Task statement:
In the records below, pick out all lines containing the word "this".

Data supplied:
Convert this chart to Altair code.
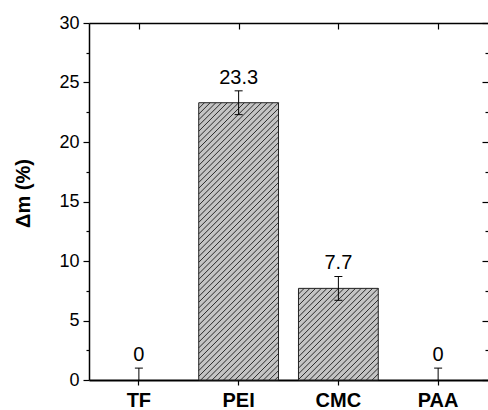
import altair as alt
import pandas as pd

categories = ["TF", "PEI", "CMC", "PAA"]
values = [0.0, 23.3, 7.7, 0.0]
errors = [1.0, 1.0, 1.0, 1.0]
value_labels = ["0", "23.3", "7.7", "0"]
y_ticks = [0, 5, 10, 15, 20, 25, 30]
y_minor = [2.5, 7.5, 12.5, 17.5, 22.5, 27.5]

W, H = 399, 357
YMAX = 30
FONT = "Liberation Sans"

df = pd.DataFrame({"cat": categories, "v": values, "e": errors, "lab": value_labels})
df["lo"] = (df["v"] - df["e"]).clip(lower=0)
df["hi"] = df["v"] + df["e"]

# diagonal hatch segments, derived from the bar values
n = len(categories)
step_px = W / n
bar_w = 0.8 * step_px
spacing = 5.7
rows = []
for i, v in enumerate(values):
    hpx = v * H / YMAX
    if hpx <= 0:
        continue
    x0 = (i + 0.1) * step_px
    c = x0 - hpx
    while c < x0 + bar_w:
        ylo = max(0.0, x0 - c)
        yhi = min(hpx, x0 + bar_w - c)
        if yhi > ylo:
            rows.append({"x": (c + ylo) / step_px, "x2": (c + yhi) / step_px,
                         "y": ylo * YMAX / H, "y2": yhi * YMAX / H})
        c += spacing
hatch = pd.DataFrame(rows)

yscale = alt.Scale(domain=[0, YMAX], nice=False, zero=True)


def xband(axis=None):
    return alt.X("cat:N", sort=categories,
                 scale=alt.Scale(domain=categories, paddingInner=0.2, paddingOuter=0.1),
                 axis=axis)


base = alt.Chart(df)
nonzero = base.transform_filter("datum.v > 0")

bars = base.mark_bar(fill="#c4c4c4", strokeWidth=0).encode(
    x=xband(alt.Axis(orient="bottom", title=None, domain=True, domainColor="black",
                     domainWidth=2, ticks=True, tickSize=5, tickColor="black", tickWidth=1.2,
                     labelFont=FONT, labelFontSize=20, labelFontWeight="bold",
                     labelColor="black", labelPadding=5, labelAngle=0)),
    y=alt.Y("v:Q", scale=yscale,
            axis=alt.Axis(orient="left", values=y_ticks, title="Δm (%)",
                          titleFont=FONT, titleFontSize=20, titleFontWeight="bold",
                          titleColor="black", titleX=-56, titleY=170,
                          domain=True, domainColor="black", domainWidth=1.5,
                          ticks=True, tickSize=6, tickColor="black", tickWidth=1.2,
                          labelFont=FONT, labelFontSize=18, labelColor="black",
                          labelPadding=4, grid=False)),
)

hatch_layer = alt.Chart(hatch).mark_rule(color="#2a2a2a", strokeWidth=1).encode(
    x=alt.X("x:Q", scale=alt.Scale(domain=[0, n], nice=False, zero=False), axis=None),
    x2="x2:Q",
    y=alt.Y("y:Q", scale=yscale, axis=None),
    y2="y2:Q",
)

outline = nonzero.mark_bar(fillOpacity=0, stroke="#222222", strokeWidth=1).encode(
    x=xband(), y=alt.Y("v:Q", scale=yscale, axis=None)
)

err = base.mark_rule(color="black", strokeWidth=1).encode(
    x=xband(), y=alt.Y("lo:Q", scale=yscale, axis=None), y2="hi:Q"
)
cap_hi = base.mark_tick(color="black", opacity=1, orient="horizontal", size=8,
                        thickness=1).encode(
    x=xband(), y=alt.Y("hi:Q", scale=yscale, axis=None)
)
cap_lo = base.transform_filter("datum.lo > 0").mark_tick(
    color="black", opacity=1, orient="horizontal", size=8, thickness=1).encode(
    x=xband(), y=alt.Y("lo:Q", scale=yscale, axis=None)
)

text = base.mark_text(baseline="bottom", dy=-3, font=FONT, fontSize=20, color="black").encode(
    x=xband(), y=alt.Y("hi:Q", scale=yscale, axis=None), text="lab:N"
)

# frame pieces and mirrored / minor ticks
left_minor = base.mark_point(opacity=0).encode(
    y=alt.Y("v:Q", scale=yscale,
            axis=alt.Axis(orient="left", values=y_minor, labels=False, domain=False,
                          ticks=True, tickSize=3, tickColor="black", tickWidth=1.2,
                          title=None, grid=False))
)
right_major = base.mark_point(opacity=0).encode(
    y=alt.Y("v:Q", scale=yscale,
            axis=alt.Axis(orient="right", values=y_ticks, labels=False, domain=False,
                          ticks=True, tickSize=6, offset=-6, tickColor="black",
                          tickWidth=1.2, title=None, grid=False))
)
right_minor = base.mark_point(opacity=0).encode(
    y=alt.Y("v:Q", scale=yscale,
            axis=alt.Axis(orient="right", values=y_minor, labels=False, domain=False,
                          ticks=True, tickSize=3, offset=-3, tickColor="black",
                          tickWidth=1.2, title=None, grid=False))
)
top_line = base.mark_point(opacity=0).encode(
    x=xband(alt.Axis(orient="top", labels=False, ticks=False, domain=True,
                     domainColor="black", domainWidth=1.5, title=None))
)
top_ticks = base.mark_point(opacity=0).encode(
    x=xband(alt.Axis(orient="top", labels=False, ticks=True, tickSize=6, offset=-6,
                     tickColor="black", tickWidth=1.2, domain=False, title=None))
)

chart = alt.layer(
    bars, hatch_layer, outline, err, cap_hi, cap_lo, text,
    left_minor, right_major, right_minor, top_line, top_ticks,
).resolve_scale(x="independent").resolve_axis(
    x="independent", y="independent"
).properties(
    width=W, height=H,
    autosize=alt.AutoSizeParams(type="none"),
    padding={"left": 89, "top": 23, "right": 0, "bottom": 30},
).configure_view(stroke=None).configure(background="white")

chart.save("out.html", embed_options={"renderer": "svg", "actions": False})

---

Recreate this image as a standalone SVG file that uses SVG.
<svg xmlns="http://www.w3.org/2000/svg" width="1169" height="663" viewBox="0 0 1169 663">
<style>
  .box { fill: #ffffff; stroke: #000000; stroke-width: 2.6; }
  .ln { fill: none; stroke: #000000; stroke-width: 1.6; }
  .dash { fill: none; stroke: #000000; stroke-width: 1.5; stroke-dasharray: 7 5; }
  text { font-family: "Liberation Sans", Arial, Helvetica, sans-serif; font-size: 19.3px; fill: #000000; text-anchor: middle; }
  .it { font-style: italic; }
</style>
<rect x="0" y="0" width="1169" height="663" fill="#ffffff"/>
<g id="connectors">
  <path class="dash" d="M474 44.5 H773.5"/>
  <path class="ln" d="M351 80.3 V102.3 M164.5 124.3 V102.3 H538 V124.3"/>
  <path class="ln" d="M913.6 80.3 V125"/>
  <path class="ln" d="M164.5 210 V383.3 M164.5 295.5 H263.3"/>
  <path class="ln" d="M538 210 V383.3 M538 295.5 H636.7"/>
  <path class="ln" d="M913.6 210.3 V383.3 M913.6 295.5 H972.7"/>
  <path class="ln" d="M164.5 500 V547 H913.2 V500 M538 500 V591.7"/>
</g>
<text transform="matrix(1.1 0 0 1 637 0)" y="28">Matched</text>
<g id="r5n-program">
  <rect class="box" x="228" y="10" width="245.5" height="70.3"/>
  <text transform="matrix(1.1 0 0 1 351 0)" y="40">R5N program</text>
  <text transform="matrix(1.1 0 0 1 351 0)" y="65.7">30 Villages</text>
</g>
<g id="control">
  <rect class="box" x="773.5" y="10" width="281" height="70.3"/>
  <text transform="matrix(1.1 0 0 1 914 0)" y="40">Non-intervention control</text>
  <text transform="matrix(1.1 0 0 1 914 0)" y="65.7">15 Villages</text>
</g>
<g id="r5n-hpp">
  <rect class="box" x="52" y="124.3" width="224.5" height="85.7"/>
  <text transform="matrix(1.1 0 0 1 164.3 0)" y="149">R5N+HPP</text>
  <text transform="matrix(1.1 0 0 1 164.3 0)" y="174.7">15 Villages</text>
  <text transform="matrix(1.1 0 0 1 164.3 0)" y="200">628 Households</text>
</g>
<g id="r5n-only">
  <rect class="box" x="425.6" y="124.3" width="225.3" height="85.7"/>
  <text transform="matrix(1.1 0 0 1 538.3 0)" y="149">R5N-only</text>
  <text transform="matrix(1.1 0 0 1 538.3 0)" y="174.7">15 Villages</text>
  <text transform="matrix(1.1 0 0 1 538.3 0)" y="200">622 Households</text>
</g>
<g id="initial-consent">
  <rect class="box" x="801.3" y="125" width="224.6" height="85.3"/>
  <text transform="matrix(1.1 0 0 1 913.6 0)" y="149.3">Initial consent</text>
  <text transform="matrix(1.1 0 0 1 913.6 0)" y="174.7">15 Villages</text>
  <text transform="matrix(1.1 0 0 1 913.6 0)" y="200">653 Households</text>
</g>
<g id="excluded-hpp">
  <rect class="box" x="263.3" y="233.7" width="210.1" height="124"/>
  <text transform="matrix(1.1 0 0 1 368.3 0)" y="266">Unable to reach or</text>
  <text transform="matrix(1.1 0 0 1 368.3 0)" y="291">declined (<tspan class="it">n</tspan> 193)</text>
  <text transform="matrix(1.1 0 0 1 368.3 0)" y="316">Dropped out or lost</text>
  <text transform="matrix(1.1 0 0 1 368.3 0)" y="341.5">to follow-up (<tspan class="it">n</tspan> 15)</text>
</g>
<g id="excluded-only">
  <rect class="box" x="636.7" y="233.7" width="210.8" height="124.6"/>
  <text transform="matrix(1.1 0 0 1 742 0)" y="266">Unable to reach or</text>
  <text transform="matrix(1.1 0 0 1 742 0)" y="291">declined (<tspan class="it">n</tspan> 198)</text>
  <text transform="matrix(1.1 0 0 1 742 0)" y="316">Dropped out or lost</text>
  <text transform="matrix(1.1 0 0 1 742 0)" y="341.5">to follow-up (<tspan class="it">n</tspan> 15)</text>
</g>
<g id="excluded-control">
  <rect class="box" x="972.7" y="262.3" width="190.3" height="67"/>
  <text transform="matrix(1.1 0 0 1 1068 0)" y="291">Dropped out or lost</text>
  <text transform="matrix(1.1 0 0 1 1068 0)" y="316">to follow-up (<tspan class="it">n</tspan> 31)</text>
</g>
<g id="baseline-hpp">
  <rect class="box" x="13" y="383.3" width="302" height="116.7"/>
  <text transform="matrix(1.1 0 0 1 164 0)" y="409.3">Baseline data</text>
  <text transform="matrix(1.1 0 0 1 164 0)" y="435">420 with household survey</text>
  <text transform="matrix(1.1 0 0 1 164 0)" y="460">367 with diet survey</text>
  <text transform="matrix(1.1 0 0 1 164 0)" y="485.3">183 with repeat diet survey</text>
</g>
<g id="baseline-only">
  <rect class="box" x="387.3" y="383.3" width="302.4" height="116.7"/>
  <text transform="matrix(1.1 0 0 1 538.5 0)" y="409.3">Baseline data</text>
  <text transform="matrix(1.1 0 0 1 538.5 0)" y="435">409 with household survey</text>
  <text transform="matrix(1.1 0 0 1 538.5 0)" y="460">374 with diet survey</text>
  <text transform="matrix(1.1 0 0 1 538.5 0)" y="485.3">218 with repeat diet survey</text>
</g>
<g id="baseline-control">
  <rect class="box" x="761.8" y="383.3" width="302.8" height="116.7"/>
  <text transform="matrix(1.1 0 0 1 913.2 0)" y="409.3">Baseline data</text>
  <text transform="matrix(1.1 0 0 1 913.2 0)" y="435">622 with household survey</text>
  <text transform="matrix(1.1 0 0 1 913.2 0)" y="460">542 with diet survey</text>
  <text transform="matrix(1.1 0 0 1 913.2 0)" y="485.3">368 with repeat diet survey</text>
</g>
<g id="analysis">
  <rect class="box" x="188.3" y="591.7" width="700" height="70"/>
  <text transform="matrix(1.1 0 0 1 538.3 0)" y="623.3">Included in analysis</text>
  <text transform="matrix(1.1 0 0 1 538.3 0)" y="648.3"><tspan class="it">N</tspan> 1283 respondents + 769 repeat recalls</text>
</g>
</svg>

---

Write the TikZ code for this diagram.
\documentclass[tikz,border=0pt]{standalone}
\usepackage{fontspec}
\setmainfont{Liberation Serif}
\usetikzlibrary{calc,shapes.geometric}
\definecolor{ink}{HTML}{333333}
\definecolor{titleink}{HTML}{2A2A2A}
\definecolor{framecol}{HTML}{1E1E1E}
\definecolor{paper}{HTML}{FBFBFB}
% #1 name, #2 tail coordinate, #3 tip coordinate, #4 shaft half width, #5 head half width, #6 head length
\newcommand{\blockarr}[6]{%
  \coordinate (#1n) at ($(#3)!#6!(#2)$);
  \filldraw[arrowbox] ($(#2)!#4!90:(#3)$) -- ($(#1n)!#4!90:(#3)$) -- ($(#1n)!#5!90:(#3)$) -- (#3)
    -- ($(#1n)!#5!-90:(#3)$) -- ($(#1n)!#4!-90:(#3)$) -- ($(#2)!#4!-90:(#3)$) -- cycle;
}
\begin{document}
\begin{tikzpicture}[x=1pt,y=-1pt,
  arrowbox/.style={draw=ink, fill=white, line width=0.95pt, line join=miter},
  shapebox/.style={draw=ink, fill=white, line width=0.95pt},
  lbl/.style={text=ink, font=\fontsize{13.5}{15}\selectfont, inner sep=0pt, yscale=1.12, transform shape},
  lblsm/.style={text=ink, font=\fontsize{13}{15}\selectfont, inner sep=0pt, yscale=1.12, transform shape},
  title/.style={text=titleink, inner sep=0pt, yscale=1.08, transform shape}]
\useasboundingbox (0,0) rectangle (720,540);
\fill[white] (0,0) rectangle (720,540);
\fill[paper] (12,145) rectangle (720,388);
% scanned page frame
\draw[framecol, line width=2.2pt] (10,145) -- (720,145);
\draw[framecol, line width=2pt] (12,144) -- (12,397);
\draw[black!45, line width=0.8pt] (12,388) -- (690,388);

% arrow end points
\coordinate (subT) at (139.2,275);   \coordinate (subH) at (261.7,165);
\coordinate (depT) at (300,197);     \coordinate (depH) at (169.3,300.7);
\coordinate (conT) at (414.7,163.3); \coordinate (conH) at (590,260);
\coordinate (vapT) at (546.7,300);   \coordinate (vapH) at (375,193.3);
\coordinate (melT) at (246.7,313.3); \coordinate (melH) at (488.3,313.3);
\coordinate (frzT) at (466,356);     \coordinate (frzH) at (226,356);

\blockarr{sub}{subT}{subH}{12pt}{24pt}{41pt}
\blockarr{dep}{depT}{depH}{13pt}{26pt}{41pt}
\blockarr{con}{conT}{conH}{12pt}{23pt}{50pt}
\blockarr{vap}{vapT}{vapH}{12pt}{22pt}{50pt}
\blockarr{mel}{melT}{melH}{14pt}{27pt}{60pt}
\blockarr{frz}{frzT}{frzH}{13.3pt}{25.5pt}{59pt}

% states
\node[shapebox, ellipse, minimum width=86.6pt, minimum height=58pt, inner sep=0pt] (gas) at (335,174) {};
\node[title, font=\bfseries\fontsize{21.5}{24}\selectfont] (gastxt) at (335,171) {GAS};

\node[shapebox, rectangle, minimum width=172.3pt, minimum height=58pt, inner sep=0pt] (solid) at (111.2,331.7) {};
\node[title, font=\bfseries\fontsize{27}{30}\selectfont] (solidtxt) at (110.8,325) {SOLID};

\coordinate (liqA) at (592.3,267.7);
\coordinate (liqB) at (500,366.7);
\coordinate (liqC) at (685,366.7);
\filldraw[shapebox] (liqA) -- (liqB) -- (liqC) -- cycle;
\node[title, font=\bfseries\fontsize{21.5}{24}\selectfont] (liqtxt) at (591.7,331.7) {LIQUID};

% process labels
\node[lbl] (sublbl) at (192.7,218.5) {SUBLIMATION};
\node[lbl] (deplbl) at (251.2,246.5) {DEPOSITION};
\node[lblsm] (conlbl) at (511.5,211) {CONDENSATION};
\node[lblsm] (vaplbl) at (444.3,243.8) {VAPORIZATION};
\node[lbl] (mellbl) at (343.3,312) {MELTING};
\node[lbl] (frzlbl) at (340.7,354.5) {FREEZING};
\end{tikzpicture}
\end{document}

Solution:
Convert this chart to Altair code.
Recreate this image as a standalone SVG file that uses SVG.
Write the TikZ code for this diagram.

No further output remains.